Arthur se pencha vers l’avant, aux aguets.
— Précise !
— La première fois où nous nous sommes rencontrés, dans votre voiture, vous m’avez dit : « Notre séjour tournera autour du mystère des nombres... Toutes les vérités se cachent au cœur des chiffres » Au cœur des chiffres... Quel habile jeu de mots ! Les chiffres, liés au cœur. Le cœur, qui crée les chiffres. Quel est le nombre moyen de pulsations cardiaques en vingt- quatre heures ? Vous connaissez la réponse, Arthur, je me trompe ?
Son interlocuteur hocha la tête.
— Tu ne te trompes pas. Soixante-dix à la minute, ce qui donne cent mille, environ...
David allait et venait, bras croisés.
— Cent mille, oui. Et quels sont les nombres du Bourreau, associés à ses sept doubles-meurtres ? 101703, 101005, 98784, 98101, 98067, 97878, et 97656. Des numéros qui vont en décroissant, alors que Tony Bourne réduisait son activité physique ! Ils représentaient les marques de son organisme, juste avant qu’il agisse ! Une séquence de signes qui l’identifient, lui, et uniquement lui ! Sa signature !
Doffre applaudit.
— Que de progrès ! Tu es décidément très doué !

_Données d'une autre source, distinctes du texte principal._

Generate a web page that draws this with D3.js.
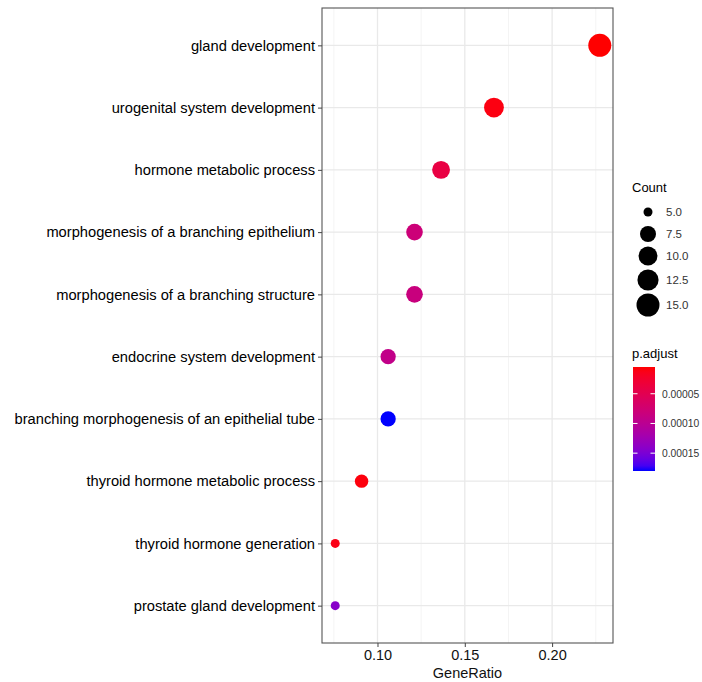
<!DOCTYPE html>
<html><head><meta charset="utf-8">
<script src="https://cdn.jsdelivr.net/npm/d3@7"></script>
<style>html,body{margin:0;padding:0;background:#fff;}svg{display:block;}</style>
</head><body>
<svg id="chart" width="702" height="682"></svg>
<script>
const categories = [
  "gland development",
  "urogenital system development",
  "hormone metabolic process",
  "morphogenesis of a branching epithelium",
  "morphogenesis of a branching structure",
  "endocrine system development",
  "branching morphogenesis of an epithelial tube",
  "thyroid hormone metabolic process",
  "thyroid hormone generation",
  "prostate gland development"
];
const geneRatio = [0.2273, 0.1667, 0.1364, 0.1212, 0.1212, 0.1061, 0.1061, 0.0909, 0.0758, 0.0758];
const counts = [15, 11, 9, 8, 8, 7, 7, 6, 5, 5];
const pAdjust = [5e-6, 1.0e-5, 4.0e-5, 8.0e-5, 8.4e-5, 9.25e-5, 1.8e-4, 8.5e-6, 1.2e-5, 1.415e-4];
const xTicks = [0.10, 0.15, 0.20];
const xMinorTicks = [0.075, 0.125, 0.175, 0.225];
const sizeBreaks = [5.0, 7.5, 10.0, 12.5, 15.0];
const colorBreaks = [0.00005, 0.00010, 0.00015];

const svg = d3.select("#chart");
const font = "'Liberation Sans', Arial, sans-serif";
const panel = {l: 322, r: 613, t: 8, b: 643};

const xExt = d3.extent(geneRatio);
const xPad = (xExt[1] - xExt[0]) * 0.05;
const x = d3.scaleLinear().domain([xExt[0] - xPad, xExt[1] + xPad]).range([panel.l, panel.r]);
const y = d3.scalePoint().domain(categories).range([panel.t, panel.b]).padding(0.6);

const cExt = d3.extent(pAdjust);
const color = d3.scaleLinear().domain(cExt).range(["red", "blue"]).interpolate(d3.interpolateLab);
const cntExt = d3.extent(counts);
const dmin = 9, dmax = 23;
const size = v => dmin + Math.sqrt((v - cntExt[0]) / (cntExt[1] - cntExt[0])) * (dmax - dmin);

// grid
const g = svg.append("g");
g.selectAll(".minor").data(xMinorTicks).join("line")
  .attr("x1", d => x(d)).attr("x2", d => x(d)).attr("y1", panel.t).attr("y2", panel.b)
  .attr("stroke", "#f1f1f1").attr("stroke-width", 0.8);
g.selectAll(".majx").data(xTicks).join("line")
  .attr("x1", d => x(d)).attr("x2", d => x(d)).attr("y1", panel.t).attr("y2", panel.b)
  .attr("stroke", "#e9e9e9").attr("stroke-width", 1.3);
g.selectAll(".majy").data(categories).join("line")
  .attr("x1", panel.l).attr("x2", panel.r).attr("y1", d => y(d)).attr("y2", d => y(d))
  .attr("stroke", "#e9e9e9").attr("stroke-width", 1.3);

// points
svg.append("g").selectAll("circle").data(categories).join("circle")
  .attr("cx", (d, i) => x(geneRatio[i]))
  .attr("cy", d => y(d))
  .attr("r", (d, i) => size(counts[i]) / 2)
  .attr("fill", (d, i) => color(pAdjust[i]));

// border
svg.append("rect").attr("x", panel.l).attr("y", panel.t)
  .attr("width", panel.r - panel.l).attr("height", panel.b - panel.t)
  .attr("fill", "none").attr("stroke", "#555").attr("stroke-width", 1.1);

// axes
const xAxis = svg.append("g").attr("transform", `translate(0,${panel.b})`)
  .call(d3.axisBottom(x).tickValues(xTicks).tickFormat(d3.format(".2f")).tickSize(4).tickPadding(3));
const yAxis = svg.append("g").attr("transform", `translate(${panel.l},0)`)
  .call(d3.axisLeft(y).tickSize(4).tickPadding(3));
[xAxis, yAxis].forEach(a => {
  a.select(".domain").remove();
  a.selectAll(".tick line").attr("stroke", "#444");
  a.selectAll(".tick text").attr("fill", "#111").style("font-family", font).style("font-size", "14.5px");
});
yAxis.selectAll(".tick text").attr("fill", "#000").style("font-size", "14.7px");

svg.append("text").attr("x", (panel.l + panel.r) / 2).attr("y", 678)
  .attr("text-anchor", "middle").style("font-family", font).style("font-size", "14.5px")
  .attr("fill", "#111").text("GeneRatio");

// size legend
const lg = svg.append("g");
lg.append("text").attr("x", 632).attr("y", 192).style("font-family", font).style("font-size", "13px").text("Count");
const sizeY = [212, 234, 256, 280, 305];
sizeBreaks.forEach((v, i) => {
  lg.append("circle").attr("cx", 648).attr("cy", sizeY[i]).attr("r", size(v) / 2).attr("fill", "#000");
  lg.append("text").attr("x", 666).attr("y", sizeY[i] + 4).style("font-family", font).style("font-size", "11.5px")
    .attr("fill", "#333").text(d3.format(".1f")(v));
});

// color legend
lg.append("text").attr("x", 632).attr("y", 358).style("font-family", font).style("font-size", "13px").text("p.adjust");
const bar = {x: 633, y: 367, w: 22, h: 104};
const defs = svg.append("defs");
const grad = defs.append("linearGradient").attr("id", "pgrad").attr("x1", 0).attr("x2", 0).attr("y1", 0).attr("y2", 1);
d3.range(0, 1.0001, 0.05).forEach(t => {
  grad.append("stop").attr("offset", t).attr("stop-color", color(cExt[0] + t * (cExt[1] - cExt[0])));
});
lg.append("rect").attr("x", bar.x).attr("y", bar.y).attr("width", bar.w).attr("height", bar.h).attr("fill", "url(#pgrad)");
const cy = d3.scaleLinear().domain(cExt).range([bar.y, bar.y + bar.h]);
colorBreaks.forEach(v => {
  lg.append("line").attr("x1", bar.x).attr("x2", bar.x + 4.5).attr("y1", cy(v)).attr("y2", cy(v)).attr("stroke", "#fff").attr("stroke-width", 1);
  lg.append("line").attr("x1", bar.x + bar.w - 4.5).attr("x2", bar.x + bar.w).attr("y1", cy(v)).attr("y2", cy(v)).attr("stroke", "#fff").attr("stroke-width", 1);
  lg.append("text").attr("x", 662).attr("y", cy(v) + 4).style("font-family", font).style("font-size", "10.3px")
    .attr("fill", "#333").text(d3.format(".5f")(v));
});
</script>
</body></html>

David claqua son poing sur le bureau.
— Arrêtez ce petit jeu avec moi ! Vous suiviez la presse ! Par ces tatouages, vous aviez forcément fait le rapport entre Tony Bourne, qui vous parlait d’un nombre de battements cardiaques, et le Bourreau 125, comme je viens de le faire ! Vous auriez pu tout arrêter !
Doffre resta impassible, d’un calme déstabilisant.
— Évidemment... Parce que tu crois que j’avais résolu l’énigme de cette série de chiffres durant l’analyse ? David ! Cesse d’être naïf à ce point ! Toi, tu disposes de tous les éléments pour résoudre le problème ! Tu sais d’emblée que Tony Bourne et l’assassin à la plume de Maât ne font qu’un. Vingt-sept années d’historique. Des dizaines d’ouvrages sur le Bourreau. Des photos, des rapports d’autopsie, des témoignages. Mais moi ! Y as-tu songé un seul instant ? De quoi disposais-je alors ? De rien ! Absolument de rien ! Un patient qui vient me voir quand bon lui semble, un malade comme j’en reçois plus d’une demi-douzaine par jour. Il compte ses pulsations cardiaques ? Et alors ? J’ai eu des patients qui mangeaient leurs excréments, ça en faisait des cannibales ? Non mais sors de ton délire ! Mon cas a été passé au peigne fin par les policiers de la Crim, par la DST, et toi, tu oses mettre en cause ma parole ? Si j’avais su qui était le Bourreau, à l’heure qu’il est, ça aurait été prouvé, et je ne serais pas là pour t’en parler !
Pour la première fois, son crâne se voila d’un léger film rouge sang.
— Je t’ai mis une bombe entre les mains ! lui dit-il en sortant du laboratoire, et je sais que tu y prends un pied phénoménal ! Mais manipule-la avec la plus grande prudence. Parce qu’elle pourrait bien t’exploser à la gueule !
15.
Adeline n’avait plus éprouvé une telle pitié depuis... elle ne s’en rappelait plus. La première fois où elle avait déshabillé Doffre, voilà trois jours, son cœur s’était serré et elle n’avait pu cacher sa tristesse. Il l’avait pris avec le sourire. De sa seule main valide, il lui avait massé la nuque, comme ces pères qui encouragent leurs enfants avant leur montée sur le podium, à la fête de l’école.
Nu, Doffre ressemblait à un mannequin brisé auquel on aurait maladroitement ressoudé les pièces de mannequins plus jeunes. Certains gestes, pas forcément les plus compliqués, le simple fait de se verser un verre d’eau, ou de tourner les pages d’un livre, le faisaient se tordre de douleur, en silence. Un vivant, dans le corps d’un mort. Qu’est-ce qui avait bien pu lui arriver ? En parlerait-il de lui-même, un de ces soirs ?
Adeline vida la poche d’urine dans les toilettes. Pour Arthur, au moins, le drame se voyait. D’autres sont bien plus abîmés, à l’intérieur... Après avoir déplié une poche propre, elle l’apporta au vieil homme et se retourna, mains dans le dos, sans un mot, comme chaque fois qu’il l’enfilait.